TANNER – Two years ago, medical device manufacturer Curiteva, designed, programmed and built a first-of-its-kind 3D printer that uses a popular thermoplastic polymer known as PEEK, to make implantable medical devices for the spinal orthopedic industry.

This week, after 16 months of waiting, Curiteva received regulatory clearance from the Food and Drug Administration for implantation of those devices in humans, specifically for cervical spine surgery.

“By building the PEEK printer, Curiteva did something that has never been done. We built our own manufacturing machine,” said Curiteva CEO Mike English. “Now we are the first technology company in the United States, and we think in the world, to get regulatory body clearance from the FDA for an implantable medical device printed out of PEEK.”

English said FDA510(k) essentially lets a company use a predicate pathway to establishing a new device or implant, as long as the company can show an equivalence to a similar device already on the market, but different in some way.

“That process usually takes 90 days, but ours took much longer because our technology was novel and new to the FDA,” said English.

Curiteva’s 35,000-square-foot production facility in Tanner was a traditional manufacturing company until 2017, according to English. That was when they started making medical devices they could sell in the commercial marketplace.

In late 2020, Curiteva acquired the technology for a 3D printing process for Polyetheretherketone. Better known as PEEK, English said it has been a gamechanger in 3D manufacturing, but it is now taking off in orthopedics and other healthcare applications.

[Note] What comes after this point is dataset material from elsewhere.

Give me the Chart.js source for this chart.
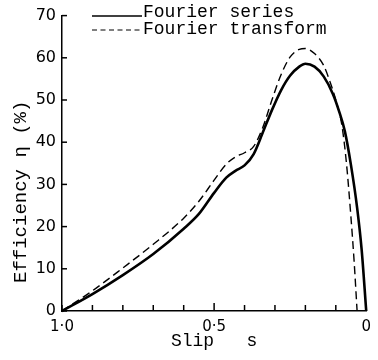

“Titanium alloy has been the method for printing medical devices for the last decade,” English said. “3D is being used in a lot of healthcare applications, but it is all done with polymers for prototyping, surgical planning, and things like. But not for something that goes into the body.

“In less than 2.5 years, the PEEK printer we built went from a cool invention, to a FDA-approved commercial medical device that allows us to sell implant devices to neurosurgeons and orthopedic surgeons all over the U.S.”

He said the company plans a commercial launch in key academic centers across the U.S.

“Curiteva is uniquely positioned to control the product development process of traditional implants and 3D-printed devices from inception to commercialization and scale to meet market demand.”